As Hwang's lawyers opened their defense in his trial over alleged misappropriation of public and private funds for forged research, they said they want a court order to retrieve samples of what Hwang claims to be the world's first cloned embryonic stem cells.
Seoul National University deemed them to be from mutated eggs, not cloned stem cells, after questions were raised about Hwang's breakthroughs at a university laboratory, which he reported in a 2004 article for the journal Science.
The school has refused to return the samples to Hwang after firing him earlier this year, Hwang's lawyer Jung Keun-hwa said.
"We have a plan to conduct more tests," Jung said in court.
Hwang believes that further tests could show that the samples are indeed genuine cloned stem cells, Jung said.
Hwang has maintained that anything that was falsified in his research results was done by researchers at his laboratory who deceived him into thinking the results were real.
In court yesterday, Hwang said that any allegations that he ordered his researchers to fabricate DNA test results were "a story like a novel."
"I didn't even know the means to fabricate DNA tests," Hwang said, claiming "it was very clear" that his researchers had lied to prosecutors.
He said he had never coerced his researchers into following unethical orders and that his researchers "were not the type of people who would have followed inappropriate orders even if they were told to."
Researchers have testified at previous hearings, however, that they couldn't question or disobey Hwang, who was senior to them.

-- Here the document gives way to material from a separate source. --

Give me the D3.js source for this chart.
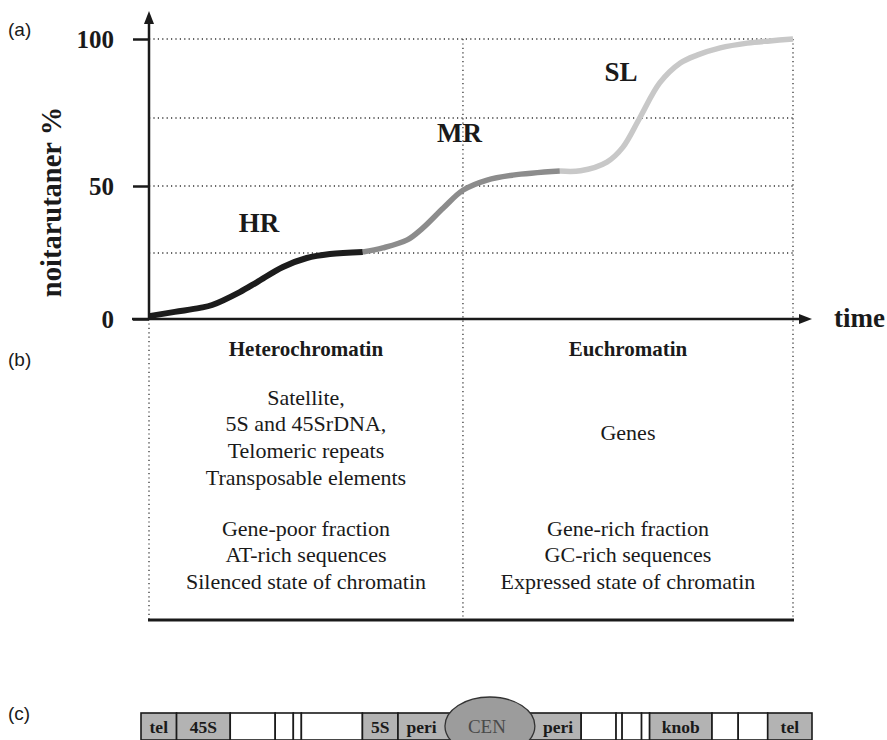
<!DOCTYPE html>
<html>
<head>
<meta charset="utf-8">
<script src="https://cdn.jsdelivr.net/npm/d3@7"></script>
<style>
  body { margin: 0; background: #fff; }
  svg { display: block; }
</style>
</head>
<body>
<svg id="fig" width="887" height="740"></svg>
<script>
// ---- (a) renaturation kinetics ----
const time = [0, 4.0, 7.9, 9.8, 14.1, 16.8, 20.8, 24.5, 28.1, 33.2,
              36.3, 40.1, 42.5, 45.7, 48.8, 52.5, 56.5, 63.8,
              67.0, 71.1, 73.6, 76.2, 79.3, 82.5, 85.1, 88.7, 92.9, 96.4, 100];
const renaturation = [1.1, 2.7, 4.2, 5.3, 10.2, 14.0, 19.7, 23.1, 24.6, 25.4,
                      26.9, 29.9, 34.3, 41.8, 48.5, 52.2, 54.0, 55.5,
                      55.6, 58.8, 64.3, 75, 86.1, 92.4, 94.9, 97.2, 98.7, 99.4, 100];
const fractions = ["HR", "MR", "SL"];
const fractionEnds = [33.2, 63.8, 100];
const yTickValues = [0, 50, 100];
const gridValues = [25, 50, 75, 100];
const divideAt = 48.75;   // heterochromatin | euchromatin boundary on the time axis

// ---- (b) chromatin classes ----
const columns = ["Heterochromatin", "Euchromatin"];
const upperLines = [
  ["Satellite,", "5S and 45SrDNA,", "Telomeric repeats", "Transposable elements"],
  ["Genes"]
];
const lowerLines = [
  ["Gene-poor fraction", "AT-rich sequences", "Silenced state of chromatin"],
  ["Gene-rich fraction", "GC-rich sequences", "Expressed state of chromatin"]
];

// ---- (c) chromosome map (positions along the chromosome, % of length) ----
const bandStart  = [0, 5.3, 13.3, 20.0, 22.7, 23.9, 33.0, 38.3, 52.0, 65.6, 70.8, 71.7, 74.6, 75.8, 85.1, 89.0, 93.4];
const bandLabels = ["tel", "45S", "", "", "", "", "5S", "peri", "peri", "", "", "", "", "knob", "", "", "tel"];
const centromere = { label: "CEN", center: 52.0, halfWidth: 6.7 };

// ---- styling ----
const serif = "'Liberation Serif', 'Times New Roman', serif";
const sans = "'Liberation Sans', Arial, sans-serif";
const ink = "#1a1a1a";
const fractionColors = ["#1c1c1c", "#8c8c8c", "#c8c8c8"];
const fractionLabelPos = [[17.1, 36.2], [48.2, 69.5], [73.3, 89.6]];

const svg = d3.select("#fig");

const x = d3.scaleLinear().domain([0, 100]).range([149, 793]);
const y = d3.scaleLinear().domain([0, 25, 50, 75, 100]).range([319, 253, 186, 118, 39]);
const tableBottom = 620;

const dotted = sel => sel.attr("stroke", "#333").attr("stroke-width", 1.3)
  .attr("stroke-dasharray", "1.2,3.2").attr("fill", "none");

// horizontal grid
svg.append("g").selectAll("line").data(gridValues).join("line")
  .attr("x1", x(0)).attr("x2", x(100))
  .attr("y1", d => y(d)).attr("y2", d => y(d))
  .call(dotted);

// vertical dotted dividers
svg.append("line").attr("x1", x(divideAt)).attr("x2", x(divideAt))
  .attr("y1", y(100)).attr("y2", tableBottom).call(dotted);
svg.append("line").attr("x1", x(100)).attr("x2", x(100))
  .attr("y1", y(100)).attr("y2", tableBottom).call(dotted);
svg.append("line").attr("x1", x(0)).attr("x2", x(0))
  .attr("y1", y(0)).attr("y2", tableBottom).call(dotted);

// renaturation curve, one segment per fraction
const pts = time.map((t, i) => [t, renaturation[i]]);
const line = d3.line().x(d => x(d[0])).y(d => y(d[1])).curve(d3.curveCatmullRom.alpha(0.5));
let lo = 0;
fractions.forEach((f, i) => {
  const hi = fractionEnds[i];
  const seg = pts.filter(p => p[0] >= lo && p[0] <= hi);
  svg.append("path").attr("d", line(seg))
    .attr("fill", "none").attr("stroke", fractionColors[i])
    .attr("stroke-width", i === 0 ? 6 : 5.5)
    .attr("stroke-linecap", "butt").attr("stroke-linejoin", "round");
  svg.append("text")
    .attr("x", x(fractionLabelPos[i][0])).attr("y", y(fractionLabelPos[i][1]))
    .attr("dy", "0.35em").attr("text-anchor", "middle")
    .attr("font-family", serif).attr("font-weight", "bold").attr("font-size", 27)
    .attr("fill", ink).text(f);
  lo = hi;
});

// y axis ticks and labels
const yAxis = d3.axisLeft(y).tickValues(yTickValues).tickSize(16).tickPadding(19).tickFormat(d3.format("d"));
const gy = svg.append("g").attr("transform", `translate(${x(0)},0)`).call(yAxis);
gy.select(".domain").remove();
gy.selectAll(".tick line").attr("stroke", ink).attr("stroke-width", 2.5);
gy.selectAll(".tick text").attr("font-family", serif).attr("font-weight", "bold")
  .attr("font-size", 25).attr("fill", ink);

// axes lines with arrows
svg.append("line").attr("x1", x(0)).attr("x2", x(0)).attr("y1", y(0) + 1).attr("y2", 22)
  .attr("stroke", ink).attr("stroke-width", 2.5);
svg.append("path").attr("d", `M${x(0)},11 L${x(0) - 5},24 L${x(0) + 5},24 Z`).attr("fill", ink);
svg.append("line").attr("x1", 132).attr("x2", 800).attr("y1", y(0)).attr("y2", y(0))
  .attr("stroke", ink).attr("stroke-width", 2.5);
svg.append("path").attr("d", `M812,${y(0)} L799,${y(0) - 5} L799,${y(0) + 5} Z`).attr("fill", ink);

// axis titles
svg.append("text").attr("x", 834).attr("y", y(0) + 8)
  .attr("font-family", serif).attr("font-weight", "bold").attr("font-size", 27)
  .attr("fill", ink).text("time");
svg.append("text").attr("transform", "translate(51,202) rotate(-90)")
  .attr("text-anchor", "middle").attr("dy", "0.35em")
  .attr("font-family", serif).attr("font-weight", "bold").attr("font-size", 28.5)
  .attr("fill", ink).text("noitarutaner %");

// panel letters
[["(a)", 29], ["(b)", 359], ["(c)", 713]].forEach(([t, yy]) => {
  svg.append("text").attr("x", 8).attr("y", yy).attr("dy", "0.35em")
    .attr("font-family", sans).attr("font-size", 19).attr("fill", ink).text(t);
});

// (b) table contents
const colCenter = [(x(0) + x(divideAt)) / 2, (x(divideAt) + x(100)) / 2];
const upperTop = [397, 432];
const lineStep = 26.6;
columns.forEach((c, i) => {
  const cx = colCenter[i];
  svg.append("text").attr("x", cx).attr("y", 349).attr("dy", "0.35em")
    .attr("text-anchor", "middle").attr("font-family", serif).attr("font-weight", "bold")
    .attr("font-size", 21).attr("fill", ink).text(c);
  upperLines[i].forEach((t, k) => {
    svg.append("text").attr("x", cx).attr("y", upperTop[i] + k * lineStep)
      .attr("dy", "0.35em").attr("text-anchor", "middle")
      .attr("font-family", serif).attr("font-size", 22).attr("fill", ink).text(t);
  });
  lowerLines[i].forEach((t, k) => {
    svg.append("text").attr("x", cx).attr("y", 528 + k * lineStep)
      .attr("dy", "0.35em").attr("text-anchor", "middle")
      .attr("font-family", serif).attr("font-size", 22).attr("fill", ink).text(t);
  });
});
svg.append("line").attr("x1", x(0) - 1).attr("x2", x(100) + 1)
  .attr("y1", tableBottom).attr("y2", tableBottom)
  .attr("stroke", ink).attr("stroke-width", 3);

// (c) chromosome
const cx = d3.scaleLinear().domain([0, 100]).range([141, 812]);
const barTop = 713, barH = 27;
const bands = bandStart.map((s, i) => ({
  start: s, end: i < bandStart.length - 1 ? bandStart[i + 1] : 100, label: bandLabels[i]
}));
svg.append("g").selectAll("rect").data(bands).join("rect")
  .attr("x", d => cx(d.start)).attr("y", barTop)
  .attr("width", d => cx(d.end) - cx(d.start)).attr("height", barH)
  .attr("fill", d => d.label ? "#b3b3b3" : "#fff")
  .attr("stroke", ink).attr("stroke-width", 1.6);
svg.append("ellipse")
  .attr("cx", cx(centromere.center)).attr("cy", barTop + 13).attr("rx", cx(centromere.halfWidth) - cx(0))
  .attr("ry", 29).attr("fill", "#9c9c9c").attr("stroke", "#333").attr("stroke-width", 1.3);
const cenL = centromere.center - centromere.halfWidth, cenR = centromere.center + centromere.halfWidth;
svg.append("g").selectAll("text").data(bands.filter(d => d.label)).join("text")
  .attr("x", d => {
    let a = d.start, b = d.end;
    if (a < centromere.center && b > cenL) b = cenL;
    if (b > centromere.center && a < cenR) a = cenR;
    return (cx(a) + cx(b)) / 2;
  })
  .attr("y", 733).attr("text-anchor", "middle")
  .attr("font-family", serif).attr("font-weight", "bold").attr("font-size", 17.5)
  .attr("fill", ink).text(d => d.label);
svg.append("text").attr("x", cx(centromere.center) - 3).attr("y", 733).attr("text-anchor", "middle")
  .attr("font-family", serif).attr("font-size", 19).attr("fill", "#4a4a4a").text(centromere.label);
</script>
</body>
</html>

Hwang is facing charges for allegedly accepting 2 billion won (US$2.1 million) in private donations based on the outcome of the falsified research and of embezzling about 800 million won in private and government research funds. If convicted, he faces at least three years in prison.
Hwang's claims of world-leading advances in the new field of stem cell research were discredited after revelations last year of ethics lapses that culminated in Hwang admitting that forged evidence was used for some of his academic papers.
At the last court hearing last month, lawyers for Hwang's associates facing similar charges began their defense.
Hwang's purported breakthroughs published in leading international science journals had thrust South Korea to the fore of stem-cell research, which some scientists believe could help create innovative new cures for untreatable diseases.
Stem cells are basic cells that can grow into all kinds of tissue, and cloning them could create a way for patients to be treated while minimizing risk of rejection.